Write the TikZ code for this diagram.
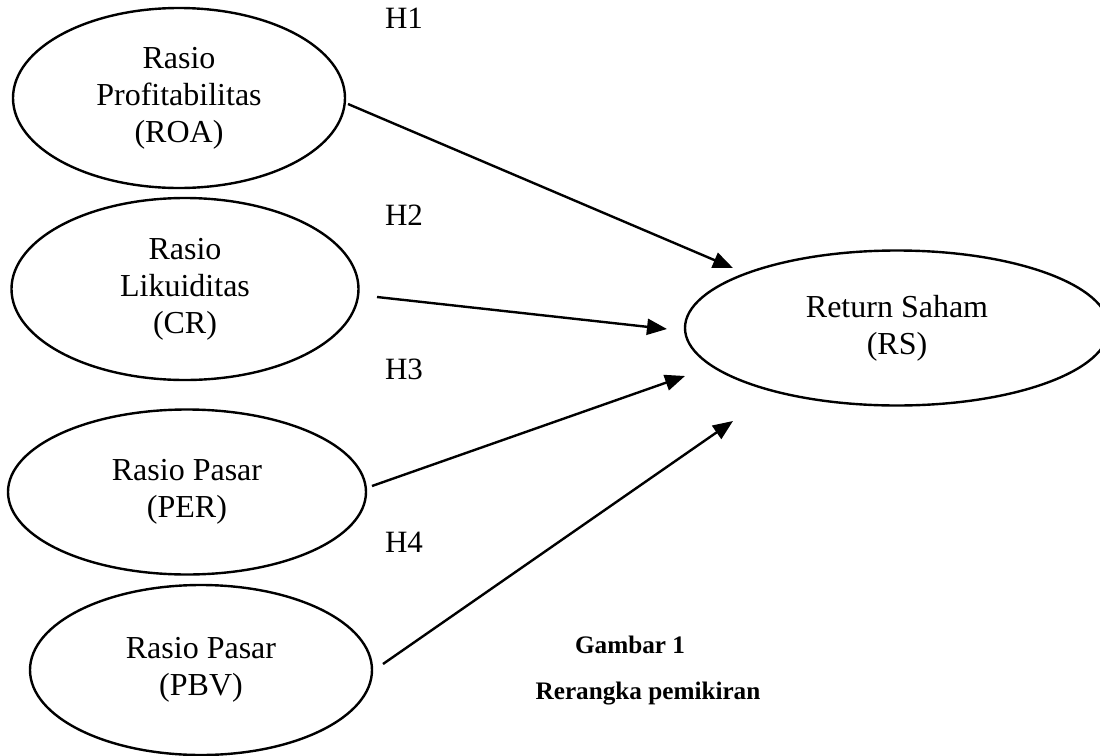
\documentclass[tikz,border=0pt]{standalone}
\usepackage{fontspec}
\setmainfont{Liberation Serif}
\usetikzlibrary{shapes.geometric,arrows.meta}
\begin{document}
\begin{tikzpicture}[x=0.5pt,y=-0.5pt,
  var/.style={ellipse,draw,line width=1.2pt,inner sep=0pt,align=center,
    font=\fontsize{16}{18.5}\selectfont},
  hyp/.style={font=\fontsize{15.5}{18.5}\selectfont,inner sep=0pt},
  captext/.style={font=\fontsize{12.6}{16}\selectfont\bfseries,inner sep=0pt},
  link/.style={line width=1.2pt,-{Triangle[length=10pt,width=8pt]}}]
\useasboundingbox (0,0) rectangle (1100,756);
\clip (0,0) rectangle (1100,756);
\node[var,minimum width=166pt,minimum height=90pt] (roa) at (179,98) {Rasio\\Profitabilitas\\(ROA)};
\node[var,minimum width=173.5pt,minimum height=91pt] (cr) at (185,289) {Rasio\\Likuiditas\\(CR)};
\node[var,minimum width=179pt,minimum height=82.5pt] (per) at (187,492) {Rasio Pasar\\(PER)};
\node[var,minimum width=171pt,minimum height=85pt] (pbv) at (201,670) {Rasio Pasar\\(PBV)};
\node[var,minimum width=212pt,minimum height=77.5pt] (rs) at (897,328) {Return Saham\\(RS)};
\coordinate (s1) at (348,104); \coordinate (t1) at (733,268);
\coordinate (s2) at (377,297); \coordinate (t2) at (667,329);
\coordinate (s3) at (372,486); \coordinate (t3) at (685,376);
\coordinate (s4) at (383,664); \coordinate (t4) at (733,421);
\draw[link] (s1) -- (t1);
\draw[link] (s2) -- (t2);
\draw[link] (s3) -- (t3);
\draw[link] (s4) -- (t4);
\node[hyp] (h1) at (404,18) {H1};
\node[hyp] (h2) at (404,215) {H2};
\node[hyp] (h3) at (404,369) {H3};
\node[hyp] (h4) at (404,542) {H4};
\node[captext] (g1) at (630,645) {Gambar 1};
\node[captext] (g2) at (648,694) {Rerangka pemikiran};
\end{tikzpicture}
\end{document}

══════════════════════════════

# TASK DETAILS
Transcribe all the data word for word; the images stay out.

# TASK OUTPUT
Write the TikZ code for this diagram.
\documentclass[tikz,border=0pt]{standalone}
\usepackage{fontspec}
\setmainfont{Liberation Serif}
\usetikzlibrary{shapes.geometric,arrows.meta}
\begin{document}
\begin{tikzpicture}[x=0.5pt,y=-0.5pt,
  var/.style={ellipse,draw,line width=1.2pt,inner sep=0pt,align=center,
    font=\fontsize{16}{18.5}\selectfont},
  hyp/.style={font=\fontsize{15.5}{18.5}\selectfont,inner sep=0pt},
  captext/.style={font=\fontsize{12.6}{16}\selectfont\bfseries,inner sep=0pt},
  link/.style={line width=1.2pt,-{Triangle[length=10pt,width=8pt]}}]
\useasboundingbox (0,0) rectangle (1100,756);
\clip (0,0) rectangle (1100,756);
\node[var,minimum width=166pt,minimum height=90pt] (roa) at (179,98) {Rasio\\Profitabilitas\\(ROA)};
\node[var,minimum width=173.5pt,minimum height=91pt] (cr) at (185,289) {Rasio\\Likuiditas\\(CR)};
\node[var,minimum width=179pt,minimum height=82.5pt] (per) at (187,492) {Rasio Pasar\\(PER)};
\node[var,minimum width=171pt,minimum height=85pt] (pbv) at (201,670) {Rasio Pasar\\(PBV)};
\node[var,minimum width=212pt,minimum height=77.5pt] (rs) at (897,328) {Return Saham\\(RS)};
\coordinate (s1) at (348,104); \coordinate (t1) at (733,268);
\coordinate (s2) at (377,297); \coordinate (t2) at (667,329);
\coordinate (s3) at (372,486); \coordinate (t3) at (685,376);
\coordinate (s4) at (383,664); \coordinate (t4) at (733,421);
\draw[link] (s1) -- (t1);
\draw[link] (s2) -- (t2);
\draw[link] (s3) -- (t3);
\draw[link] (s4) -- (t4);
\node[hyp] (h1) at (404,18) {H1};
\node[hyp] (h2) at (404,215) {H2};
\node[hyp] (h3) at (404,369) {H3};
\node[hyp] (h4) at (404,542) {H4};
\node[captext] (g1) at (630,645) {Gambar 1};
\node[captext] (g2) at (648,694) {Rerangka pemikiran};
\end{tikzpicture}
\end{document}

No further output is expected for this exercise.